A l’heure des roses trahisons dans les citadelles de Vauban, il est temps de rallier les plus forts et, nous aussi, de ployer le genou devant « Heaven », le dernier album des Walkmen parfaitement nommé. Avouons que notre vassalitude a longtemps infusé, et pratiquement seul dans la rédaction de POPnews, nous résistions vaillants face à une discographie non pas déplaisante, mais trop âpre et brouillonne à notre goût. Ecouter the Walkmen jusqu’à il y a peu, c’était (pour nous, hein ?) imaginer peu ou prou des Tindersticks ricains et gallon-drunkisés traîner les égouts en complets élimés après avoir troqué leur spleen contre une hargne à mâcher cru tout animal à portée, y compris ce fameux rat du nom de leur single le plus vanté. Nous agaçait même leur son extrêmement distinctif avec cette réverb surpuissante comme une javel nucléaire (adieu les couleurs).

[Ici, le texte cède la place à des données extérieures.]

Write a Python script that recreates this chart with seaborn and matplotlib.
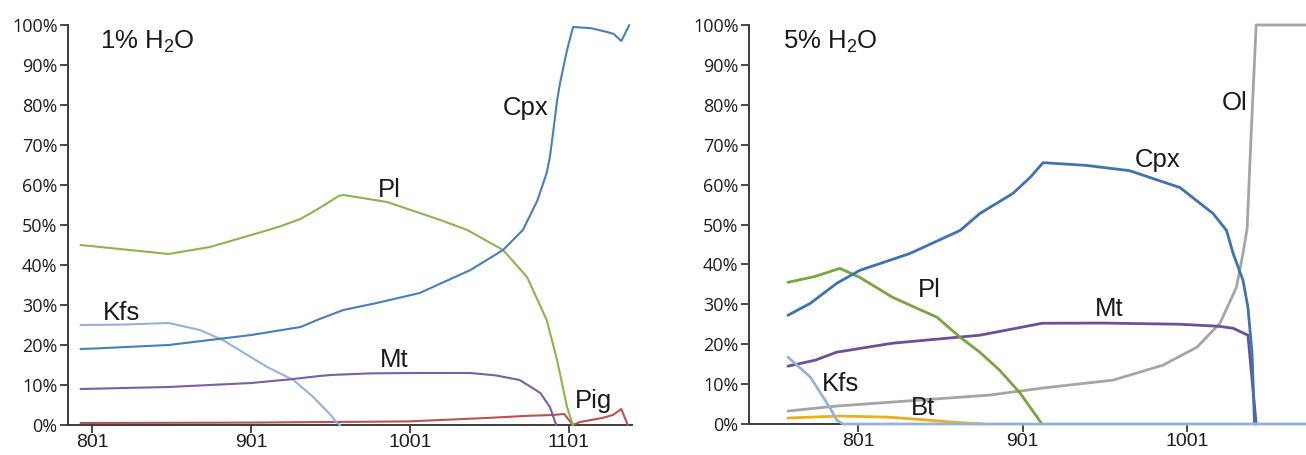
import matplotlib
matplotlib.use("Agg")
import matplotlib.pyplot as plt
from matplotlib.ticker import FuncFormatter, FixedLocator
import seaborn as sns

# ---- 1% H2O run: temperature (°C) and phase proportion (%) ----
cpx1_t = [793.5, 801, 849, 901, 932, 944, 959, 980, 1007, 1039, 1059.5, 1072, 1081,
          1087, 1089, 1091, 1093.5, 1095.4, 1099.8, 1103.6, 1115, 1125, 1129, 1134, 1139]
cpx1_p = [19, 19.1, 20, 22.5, 24.5, 26.5, 28.75, 30.5, 33, 38.75, 43.75, 48.75, 56,
          63, 67, 73, 81, 85.5, 93.75, 99.5, 99.2, 98.25, 97.8, 96, 100]

pl1_t = [793.5, 849, 875, 901, 918, 932, 944, 956, 959, 986.5, 1020, 1037, 1059.5, 1074.6,
         1087, 1093.5, 1099.8, 1103.5]
pl1_p = [45, 42.75, 44.5, 47.5, 49.5, 51.5, 54.25, 57.25, 57.5, 55.75, 51.25, 48.75, 43.75, 37,
         26.25, 16.25, 4.5, 0]

kfs1_t = [793.5, 820, 849, 868.7, 883, 911, 927.5, 940, 951, 955, 957]
kfs1_p = [25, 25.1, 25.5, 23.75, 21.25, 14.5, 11.25, 7, 2.5, 0.5, 0]

mt1_t = [793.5, 849, 901, 925, 944, 951, 975, 1003, 1039, 1055, 1070, 1083, 1089, 1093]
mt1_p = [9, 9.5, 10.5, 11.4, 12.25, 12.5, 12.9, 13, 13, 12.4, 11.25, 8, 4.5, 0]

pig1_t = [793.5, 900, 1000, 1049, 1075, 1091, 1098, 1103.5, 1108, 1122, 1128.6, 1134, 1138]
pig1_p = [0.5, 0.6, 0.9, 1.75, 2.3, 2.5, 2.75, 0, 0.75, 1.75, 2.5, 4, 0]

# ---- 5% H2O run ----
cpx5_t = [758.4, 772, 788, 802, 832.6, 863, 875, 895, 905.5, 913.5, 940, 966, 996.7,
          1016.8, 1025, 1029, 1035, 1038, 1040.5, 1042]
cpx5_p = [27.25, 30.25, 35.25, 38.5, 42.75, 48.5, 52.75, 57.75, 61.75, 65.5, 64.8, 63.5, 59.25,
          52.75, 48.5, 42.75, 36, 29.25, 17.75, 0]

pl5_t = [758.4, 775, 788, 790, 802, 822, 849, 863, 875, 887, 899.5, 912.8]
pl5_p = [35.5, 37, 38.75, 39, 36.75, 31.75, 26.75, 21.75, 18, 13.5, 7.75, 0]

mt5_t = [758.4, 775, 788, 822, 875, 913, 950, 996.7, 1020, 1029, 1038, 1043]
mt5_p = [14.5, 16, 18, 20.25, 22.25, 25.25, 25.3, 25, 24.5, 24, 22.25, 0]

ol5_t = [758.4, 788, 881, 913, 956, 986.4, 1007, 1021, 1031, 1035, 1037.5, 1040, 1043, 1073.3]
ol5_p = [3.25, 4.5, 7.25, 9, 11, 14.75, 19.25, 25.25, 34.25, 42.75, 49, 73, 100, 100]

kfs5_t = [758.4, 772, 784, 788, 792, 1073.3]
kfs5_p = [16.75, 11.75, 4, 1, 0, 0]

bt5_t = [758.4, 790, 820, 843, 860, 877]
bt5_p = [1.5, 2, 1.7, 1, 0.4, 0]

pct_ticks = list(range(0, 101, 10))
t_ticks_1 = [801, 901, 1001, 1101]
t_ticks_5 = [801, 901, 1001]

sns.set_theme(style="ticks")
plt.rcParams["font.family"] = ["Open Sans", "DejaVu Sans"]
plt.rcParams["mathtext.fontset"] = "custom"
plt.rcParams["mathtext.rm"] = "Liberation Sans"
plt.rcParams["mathtext.it"] = "Liberation Sans:italic"
plt.rcParams["mathtext.bf"] = "Liberation Sans:bold"

W, H = 1306, 455
fig = plt.figure(figsize=(W / 100, H / 100), dpi=100)
fig.patch.set_facecolor("white")
ax1 = fig.add_axes([68 / W, 30 / H, 564 / W, 400 / H])
ax2 = fig.add_axes([749 / W, 31 / H, 557 / W, 399 / H])

C_CPX, C_PL, C_KFS, C_MT = "#4a7ebb", "#8db44f", "#95b3d7", "#7b5ea6"
C_PIG, C_OL, C_BT = "#c0504d", "#a5a5a5", "#e8b021"


def draw(ax, t, p, color, lw):
    sns.lineplot(x=t, y=p, ax=ax, color=color, linewidth=lw, sort=False,
                 estimator=None, legend=False)


for t, p, c in [(pig1_t, pig1_p, C_PIG), (kfs1_t, kfs1_p, C_KFS), (mt1_t, mt1_p, C_MT),
                (pl1_t, pl1_p, C_PL), (cpx1_t, cpx1_p, C_CPX)]:
    draw(ax1, t, p, c, 1.5)

for t, p, c in [(bt5_t, bt5_p, C_BT), (ol5_t, ol5_p, C_OL), (mt5_t, mt5_p, "#6d4f98"),
                (pl5_t, pl5_p, "#78a63e"), (cpx5_t, cpx5_p, "#3f72b0"), (kfs5_t, kfs5_p, C_KFS)]:
    draw(ax2, t, p, c, 2.0)

ax1.set_xlim(785.6, 1140.7)
ax2.set_xlim(734.7, 1073.3)

for ax, xt in [(ax1, t_ticks_1), (ax2, t_ticks_5)]:
    ax.set_ylim(0, 100)
    ax.set_facecolor("white")
    for ln in ax.lines:
        ln.set_clip_on(False)
    sns.despine(ax=ax)
    for s in ("left", "bottom"):
        ax.spines[s].set_color("#3c3c3c")
        ax.spines[s].set_linewidth(1.4)
        ax.spines[s].set_zorder(0.5)
    ax.yaxis.set_major_locator(FixedLocator(pct_ticks))
    ax.yaxis.set_major_formatter(FuncFormatter(lambda v, pos: f"{v:.0f}%"))
    ax.xaxis.set_major_locator(FixedLocator(xt))
    ax.tick_params(axis="both", direction="out", color="#3c3c3c", width=1.3,
                   labelcolor="#1e1e1e")
    ax.tick_params(axis="y", length=6, pad=1.5, labelsize=13)
    ax.tick_params(axis="x", length=6, pad=0.5, labelsize=14)
    for lbl in ax.get_xticklabels():
        lbl.set_fontfamily("Liberation Sans")
    ax.set_xlabel("")
    ax.set_ylabel("")

lab = dict(fontfamily="Liberation Sans", fontsize=18.5, color="#1a1a1a",
           ha="left", va="baseline")

ax1.text(805.7, 94, "1% H$_{2}$O", **lab)
ax1.text(1059.5, 77.5, "Cpx", **lab)
ax1.text(981, 57, "Pl", **lab)
ax1.text(807.6, 26.25, "Kfs", **lab)
ax1.text(982, 14.5, "Mt", **lab)
ax1.text(1104.8, 4.25, "Pig", **lab)

ax2.text(755.4, 94, "5% H$_{2}$O", **lab)
ax2.text(1022.3, 78.7, "Ol", **lab)
ax2.text(969.4, 64.4, "Cpx", **lab)
ax2.text(837.5, 31.8, "Pl", **lab)
ax2.text(945, 27, "Mt", **lab)
ax2.text(779, 8.3, "Kfs", **lab)
ax2.text(833.2, 2.25, "Bt", **lab)

fig.savefig("out.png", dpi=100, facecolor="white")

Bon, depuis deux enregistrements au moins, les jeunes fous n’en sont plus, mais le calibrage de « Lisbon » et « You & Me », un peu déficient entre tempos rapides et lents, semble ici enfin résolu par l’adjonction de mid-tempos transitionnels et délicats qui ménagent de vraies plages de décompression (« Love Is Luck », « Song for Leigh »). L’acoustique de « Heaven » est proche du troisième Velvet, soit un disque de canapé qui regarde derrière, se repose et considère l’avant avec des forces renouvelées. Les ballades discrètes ne sont pas anodines et gagnent l’auditeur grâce à une chaleur véritablement charnelle (la virgule doo-wop « Jerry Jr.’s Tune », « Southern Heart » qu’on verrait bien chanté dans un western d’Howard Hawks, sagement expurgé de sa ligne sur la télévision). La production beaucoup plus « classic rock » – qui agace d’ailleurs les fans de la première heure – rend parfaitement grâce à la voix kamikaze de Hamilton Leithauser à l’aise dans tous les registres mais toujours à deux doigts du pur et simple casse-gueule (à l’image du début catastrophiquement faux de « We Can’t Be Beat », seule faute de goût ici). Et les morceaux ouvertement rock sont les plus entraînants et peut-être les plus grandes réussites de The Walkmen à ce jour. « Heartbreaker » est évident comme un R.E.M. millésimé (courtesy of un bien joli vibrato à la guitare). Quant à « Heaven », la perle définitive du disque qui lui donne son titre, on parie que les Strokes tueraient pour l’avoir signé. Un refrain poussé sur quelques mots splendides (« Remember, remember, all we fight for »), une basse sans répit et les vocalises finales d’un Leithauser en font un moment magistral. Ce morceau n’a pas été réellement composé, il a été cueilli comme une fleur de paradis (et de colère, cela va sans dire).
On crie souvent à la perfidie putassière quand un groupe élargit sa base jusqu’à contredire ses débuts (chaos, poussière charbonneuse du rock), mais « Heaven » n’est pas un joli disque de beau-frère, comme on l’écrivait récemment (et méchamment) du « Blunderbuss » de Jack White. Son renoncement est une victoire et signe que le temps se gagne.